Per smuovere le acque è necessario derogare ai criteri ordinari di approvazione, consentendo alla giunta comunale di intervenire con specifiche riduzioni ad hoc, riservate ai codici Ateco chiusi e rapportate ai giorni di chiusura. In che modo? Ad esempio con una legge capace di prevedere una percentuale massima di riduzione concedibile.

Altri nodi

Oltre alla Tari, all’orizzonte ci sono altri nodi spinosi da sciogliere. L’articolo 107 del dl 18/2020 consente ai Comuni di confermare per l’anno 2020 le tariffe della Tari e della tariffa corrispettiva approvate per il 2019. La stesa prevede tuttavia che il Pef 2020 debba essere approvato entro il 31 dicembre.
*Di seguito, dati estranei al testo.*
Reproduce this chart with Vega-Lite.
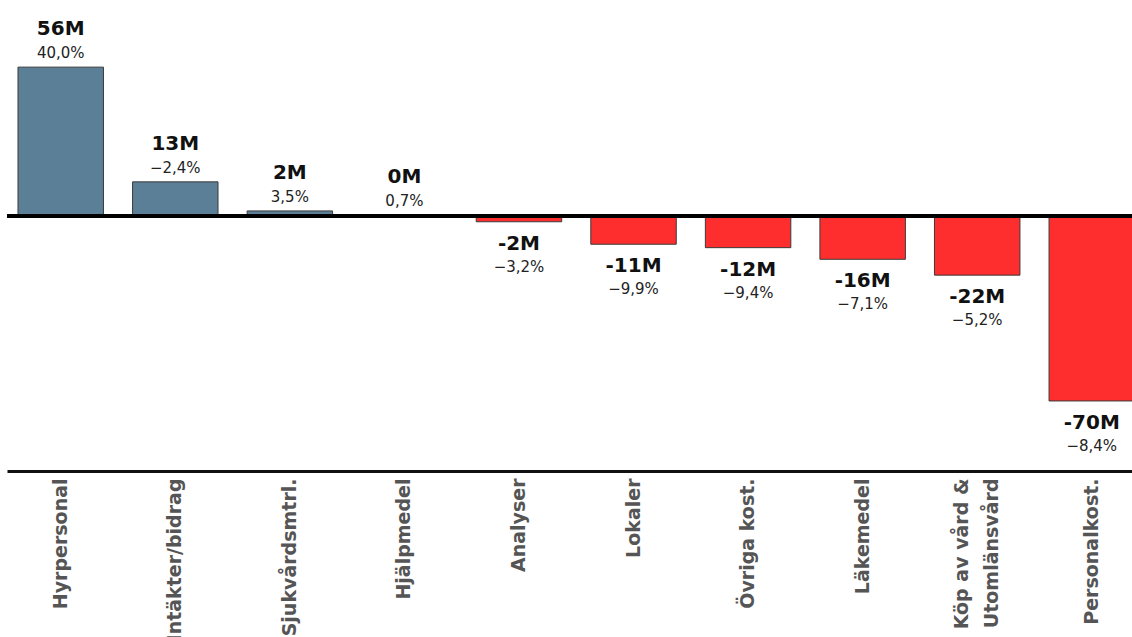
{
  "$schema": "https://vega.github.io/schema/vega-lite/v6.json",
  "width": 1125,
  "height": 471,
  "autosize": {"type": "none"},
  "padding": {"left": 7, "top": 0, "right": 0, "bottom": 166},
  "background": "white",
  "config": {
    "view": {"stroke": null},
    "axisX": {
      "labelAngle": -90,
      "labelAlign": "right",
      "labelBaseline": "middle",
      "labelFont": "DejaVu Sans",
      "labelFontSize": 19,
      "labelFontWeight": "bold",
      "labelColor": "#555555",
      "labelPadding": 7,
      "labelLimit": 400,
      "labelLineHeight": 30,
      "ticks": false,
      "domainColor": "#111111",
      "domainWidth": 3,
      "grid": false
    }
  },
  "data": {
    "values": [
      {"cat": "Hyrpersonal", "value": 56.3, "label": "56M", "pct": "40,0%"},
      {"cat": "Intäkter/bidrag", "value": 12.9, "label": "13M", "pct": "−2,4%"},
      {"cat": "Sjukvårdsmtrl.", "value": 1.9, "label": "2M", "pct": "3,5%"},
      {"cat": "Hjälpmedel", "value": 0.3, "label": "0M", "pct": "0,7%"},
      {"cat": "Analyser", "value": -2.2, "label": "-2M", "pct": "−3,2%"},
      {"cat": "Lokaler", "value": -10.7, "label": "-11M", "pct": "−9,9%"},
      {"cat": "Övriga kost.", "value": -12.0, "label": "-12M", "pct": "−9,4%"},
      {"cat": "Läkemedel", "value": -16.4, "label": "-16M", "pct": "−7,1%"},
      {"cat": "Köp av vård &\nUtomlänsvård", "value": -22.4, "label": "-22M", "pct": "−5,2%"},
      {"cat": "Personalkost.", "value": -70.0, "label": "-70M", "pct": "−8,4%"}
    ]
  },
  "layer": [
    {
      "mark": {"type": "bar", "stroke": "#3a3a3a", "strokeWidth": 1},
      "encoding": {
        "x": {
          "field": "cat",
          "type": "nominal",
          "sort": null,
          "title": null,
          "scale": {"paddingInner": 0.254, "paddingOuter": 0.096, "rangeMax": 1138.5},
          "axis": {
            "labelExpr": "split(datum.label, '\\n')",
            "labelOffset": {"condition": {"test": "indexof(datum.value, 'Utoml') >= 0", "value": -15}, "value": 0}
          }
        },
        "y": {
          "field": "value",
          "type": "quantitative",
          "scale": {"domain": [-96.5, 81.7], "nice": false},
          "axis": null
        },
        "color": {
          "condition": {"test": "datum.value >= 0", "value": "#5a7f96"},
          "value": "#ff2e2e"
        }
      }
    },
    {
      "mark": {"type": "rule", "color": "#000000", "strokeWidth": 3.5},
      "encoding": {"y": {"datum": 0, "type": "quantitative"}}
    },
    {
      "transform": [{"filter": "datum.value >= 0"}],
      "mark": {"type": "text", "font": "DejaVu Sans", "fontSize": 20, "fontWeight": "bold", "color": "#111111", "baseline": "alphabetic", "dy": -32},
      "encoding": {
        "x": {"field": "cat", "type": "nominal", "sort": null, "title": null},
        "y": {"field": "value", "type": "quantitative"},
        "text": {"field": "label"}
      }
    },
    {
      "transform": [{"filter": "datum.value >= 0"}],
      "mark": {"type": "text", "font": "DejaVu Sans", "fontSize": 15, "color": "#222222", "baseline": "alphabetic", "dy": -9},
      "encoding": {
        "x": {"field": "cat", "type": "nominal", "sort": null, "title": null},
        "y": {"field": "value", "type": "quantitative"},
        "text": {"field": "pct"}
      }
    },
    {
      "transform": [{"filter": "datum.value < 0"}],
      "mark": {"type": "text", "font": "DejaVu Sans", "fontSize": 20, "fontWeight": "bold", "color": "#111111", "baseline": "alphabetic", "dy": 28},
      "encoding": {
        "x": {"field": "cat", "type": "nominal", "sort": null, "title": null},
        "y": {"field": "value", "type": "quantitative"},
        "text": {"field": "label"}
      }
    },
    {
      "transform": [{"filter": "datum.value < 0"}],
      "mark": {"type": "text", "font": "DejaVu Sans", "fontSize": 15, "color": "#222222", "baseline": "alphabetic", "dy": 50},
      "encoding": {
        "x": {"field": "cat", "type": "nominal", "sort": null, "title": null},
        "y": {"field": "value", "type": "quantitative"},
        "text": {"field": "pct"}
      }
    }
  ]
}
L’ipotetico conguaglio tra i costi risultanti dal Pef per il 2020 e quelli determinati per il 2019 può anche essere ripartito in tre anni. Ma nelle aree d’Italia dove ci sono le Ato, i citati Pef devono essere validati entro il 31 dicembre dalle autorità d’ambito. Anche se il Comune potrà prenderne atto dopo il 31 dicembre.
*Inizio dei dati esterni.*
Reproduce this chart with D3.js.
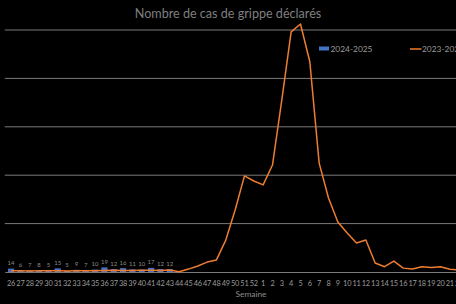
<!DOCTYPE html>
<html>
<head>
<meta charset="utf-8">
<script src="https://cdn.jsdelivr.net/npm/d3@7"></script>
<style>
  html, body { margin: 0; padding: 0; background: #000; }
  svg { display: block; font-family: Lato, "Open Sans", sans-serif; }
</style>
</head>
<body>
<div id="chart"></div>
<script>
// weeks on the axis (season runs from week 26 to week 23)
var WEEKS = [26,27,28,29,30,31,32,33,34,35,36,37,38,39,40,41,42,43,44,45,46,47,48,49,50,51,52,
             1,2,3,4,5,6,7,8,9,10,11,12,13,14,15,16,17,18,19,20,21,22,23];

// 2024-2025 : bars (weeks 26 -> 43)
var BAR_WEEKS  = [26,27,28,29,30,31,32,33,34,35,36,37,38,39,40,41,42,43];
var BAR_VALUES = [14,6,7,8,5,15,5,9,7,10,19,12,16,11,10,17,12,12];

// 2023-2024 : line (weeks 26 -> 22)
var LINE_WEEKS  = [26,27,28,29,30,31,32,33,34,35,36,37,38,39,40,41,42,43,44,45,46,47,48,49,50,51,52,
                   1,2,3,4,5,6,7,8,9,10,11,12,13,14,15,16,17,18,19,20,21,22];
var LINE_VALUES = [5,5,4,5,5,5,4,5,5,5,6,7,6,6,7,7,6,8,1,12,25,41,50,132,256,397,376,
                   360,442,711,992,1025,869,450,306,207,161,120,132,37,22,45,16,12,22,19,22,11,8];

var Y_TICKS = [0,200,400,600,800,1000];

var W = 456, H = 304;
var margin = { top: 30, left: 4.8, bottom: 32 };
var step = 9.4;
var iW = WEEKS.length * step;
var iH = H - margin.top - margin.bottom;

var svg = d3.select("#chart").append("svg")
    .attr("width", W).attr("height", H);

svg.append("rect").attr("width", W).attr("height", H).attr("fill", "#000");

var g = svg.append("g")
    .attr("transform", "translate(" + margin.left + "," + margin.top + ")");

var x = d3.scaleBand().domain(WEEKS).range([0, iW]).padding(0.34);
var y = d3.scaleLinear().domain([0, 1000]).range([iH, 0]);

function cx(w) { return x(w) + x.bandwidth() / 2; }

// gridlines
g.append("g").selectAll("line")
    .data(Y_TICKS.slice(1))
    .enter().append("line")
    .attr("x1", 0).attr("x2", iW)
    .attr("y1", function (d) { return y(d); })
    .attr("y2", function (d) { return y(d); })
    .attr("stroke", "#7a7a7a").attr("stroke-width", 1);

// bars
var bars = BAR_WEEKS.map(function (w, i) { return { w: w, v: BAR_VALUES[i] }; });

g.append("g").selectAll("rect")
    .data(bars)
    .enter().append("rect")
    .attr("x", function (d) { return x(d.w); })
    .attr("width", x.bandwidth())
    .attr("y", function (d) { return y(d.v); })
    .attr("height", function (d) { return iH - y(d.v); })
    .attr("fill", "#4472c4");

// bar labels
g.append("g").selectAll("text")
    .data(bars)
    .enter().append("text")
    .attr("x", function (d) { return cx(d.w); })
    .attr("y", function (d) { return y(d.v) - 3.5; })
    .attr("text-anchor", "middle")
    .attr("font-size", "6px")
    .attr("fill", "#8c8c8c")
    .text(function (d) { return d.v; });

// x axis
var xAxis = g.append("g")
    .attr("transform", "translate(0," + iH + ")")
    .call(d3.axisBottom(x).tickSize(0).tickPadding(9).tickSizeOuter(0));
xAxis.select(".domain").attr("stroke", "#7a7a7a");
xAxis.selectAll("text")
    .attr("font-size", "7.4px")
    .attr("font-family", "Lato, sans-serif")
    .attr("fill", "#9a9a9a")
    .attr("letter-spacing", "-0.2px");

// line
var pts = LINE_WEEKS.map(function (w, i) { return { w: w, v: LINE_VALUES[i] }; });
var line = d3.line()
    .x(function (d) { return cx(d.w); })
    .y(function (d) { return y(d.v); });

g.append("path")
    .datum(pts)
    .attr("d", line)
    .attr("fill", "none")
    .attr("stroke", "#ed7d31")
    .attr("stroke-width", 1.5)
    .attr("stroke-linejoin", "round");

// title
svg.append("text")
    .attr("x", 228).attr("y", 17.5)
    .attr("text-anchor", "middle")
    .attr("font-size", "12.6px")
    .attr("fill", "#7f7f7f")
    .text("Nombre de cas de grippe déclarés");

// axis title
svg.append("text")
    .attr("x", 251).attr("y", 297)
    .attr("text-anchor", "middle")
    .attr("font-size", "8.4px")
    .attr("fill", "#8c8c8c")
    .text("Semaine");

// legend
var legend = svg.append("g").attr("transform", "translate(319,0)");
legend.append("rect")
    .attr("x", 0).attr("y", 46.5)
    .attr("width", 10).attr("height", 4)
    .attr("fill", "#4472c4");
legend.append("text")
    .attr("x", 11.5).attr("y", 52)
    .attr("font-size", "8.4px")
    .attr("fill", "#9a9a9a")
    .text("2024-2025");
legend.append("line")
    .attr("x1", 91).attr("x2", 102.5)
    .attr("y1", 49).attr("y2", 49)
    .attr("stroke", "#ed7d31").attr("stroke-width", 1.5);
legend.append("text")
    .attr("x", 103).attr("y", 52)
    .attr("font-size", "8.4px")
    .attr("fill", "#9a9a9a")
    .text("2023-2024");
</script>
</body>
</html>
Dove non ci sono le Ato, spetterà al Comune fare tutto entro il 31 dicembre. Attenzione però, perché i Comuni che approveranno il bilancio entro il 31 dicembre dovrebbero avere anche il Pef 2021: una vera e propria utopia visti i procedimenti burocratici. Da segnalare, infine, che dal primo gennaio 2021 sarà eliminata la categoria dei rifiuti assimilati.

Dunque le utenze non domestiche potranno uscire dal servizio pubblico.